Élisabeth, impératrice de Russie, était liée avec l'impératrice Marie-Thérèse par d'anciens traités, par l'intérêt commun qui les unissait contre l'empire ottoman, et par une inclination réciproque. Auguste III', roi de Pologne et électeur de Saxe, réconcilié avec l'impératrice-reine, et attaché à la Russie, à laquelle il devait le titre de roi de Pologne, était intimement uni avec ces deux souveraines. Ces trois puissances avaient chacune leurs griefs contre le roi Frédéric III2 de Prusse.
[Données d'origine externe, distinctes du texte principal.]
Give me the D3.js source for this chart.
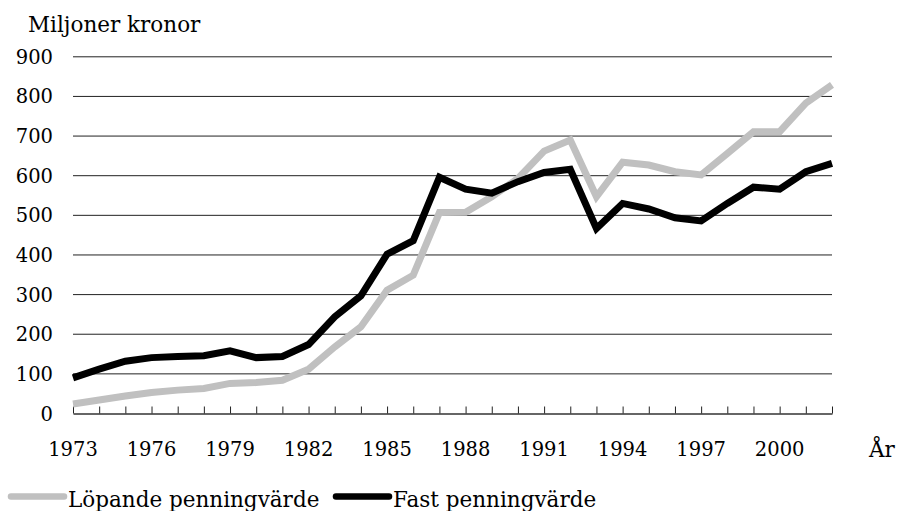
<!DOCTYPE html>
<html>
<head>
<meta charset="utf-8">
<script src="https://cdn.jsdelivr.net/npm/d3@7"></script>
<style>
  html, body { margin: 0; padding: 0; background: #fff; }
  svg text { font-family: "DejaVu Serif", serif; fill: #000; }
</style>
</head>
<body>
<svg id="chart" width="898" height="511"></svg>
<script>
const years = d3.range(1973, 2003);
const lopande = [24, 34, 44, 53, 59, 63, 76, 78, 84, 112, 168, 219, 311, 349, 507, 508, 547, 593, 662, 690, 547, 634, 627, 610, 602, 656, 711, 711, 783, 829];
const fast = [90, 112, 132, 141, 144, 146, 158, 141, 144, 174, 244, 297, 402, 436, 596, 566, 556, 585, 608, 616, 467, 530, 516, 494, 486, 530, 571, 566, 610, 631];
const yTicks = [0, 100, 200, 300, 400, 500, 600, 700, 800, 900];
const xTickLabels = [1973, 1976, 1979, 1982, 1985, 1988, 1991, 1994, 1997, 2000];
const seriesNames = ["Löpande penningvärde", "Fast penningvärde"];
const seriesColors = ["#c0c0c0", "#000000"];

const svg = d3.select("#chart");
const numSize = 19.5;
const wordSize = 21.5;

const x = d3.scaleLinear().domain([1973, 2002]).range([73, 832]);
const y = d3.scaleLinear().domain([0, 900]).range([413.5, 56.8]);

// gridlines
svg.append("g").selectAll("line").data(yTicks.filter(d => d > 0)).join("line")
  .attr("x1", 73).attr("x2", 832)
  .attr("y1", d => y(d)).attr("y2", d => y(d))
  .attr("stroke", "#222").attr("stroke-width", 1);

// y tick labels
svg.append("g").selectAll("text").data(yTicks).join("text")
  .attr("x", 53).attr("y", d => y(d) + 7)
  .attr("text-anchor", "end")
  .style("font-size", numSize + "px")
  .text(d => d);

// x axis
const xAxis = d3.axisBottom(x).tickValues(years).tickSizeInner(-7).tickSizeOuter(0).tickFormat("");
const gx = svg.append("g").attr("transform", "translate(0,413.5)").call(xAxis);
gx.select(".domain").attr("stroke", "#333").attr("stroke-width", 1.3);
gx.selectAll(".tick line").attr("stroke", "#222").attr("stroke-width", 1);

// x tick labels
svg.append("g").selectAll("text").data(xTickLabels).join("text")
  .attr("x", d => x(d)).attr("y", 456)
  .attr("text-anchor", "middle")
  .style("font-size", numSize + "px")
  .text(d => d);

// lines
const line = d3.line().x((d, i) => x(years[i])).y(d => y(d));
[lopande, fast].forEach((s, k) => {
  svg.append("path").datum(s)
    .attr("d", line)
    .attr("fill", "none")
    .attr("stroke", seriesColors[k])
    .attr("stroke-width", 7)
    .attr("stroke-linejoin", "miter")
    .attr("stroke-miterlimit", 3);
});

// titles
svg.append("text").attr("x", 28).attr("y", 32).style("font-size", wordSize + "px").text("Miljoner kronor");
svg.append("text").attr("x", 869).attr("y", 457).style("font-size", wordSize + "px").text("År");

// legend
const legendX = [11, 336];
seriesNames.forEach((name, k) => {
  svg.append("line")
    .attr("x1", legendX[k]).attr("x2", legendX[k] + 53)
    .attr("y1", 496.5).attr("y2", 496.5)
    .attr("stroke", seriesColors[k]).attr("stroke-width", 6.5).attr("stroke-linecap", "round");
  svg.append("text").attr("x", legendX[k] + 57).attr("y", 506.5)
    .style("font-size", wordSize + "px").text(name);
});
</script>
</body>
</html>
Marie-Thérèse voyait la Silésie arrachée à sa maison, Auguste et son conseil souhaitaient un dedommagement pour la Saxe ruinée par le roi de Prusse dans la guerre de 1741, et il y avait entre Élisabeth et Frédéric des sujets de plaintes personnels, qui souvent influent plus qu'on ne pense sur la destinée des états.

Ces trois puissances, animées contre le roi de Prusse, avaient entre elles une étroite correspondance, dont ce prince craignait les effets. L'Autriche augmentait ses troupes, celles d'Élisabeth étaient prêtes; mais le roi de Pologne, électeur de Saxe, était hors d'état de rien entreprendre; les finances de son électorat étaient épuisées; nulle place considérable ne pouvait empêcher les Prussiens dé marcher à Dresde. Autant l'ordre et l'économie rendaient le Brandebourg formidable, autant la dissipation avait affaibli la Saxe.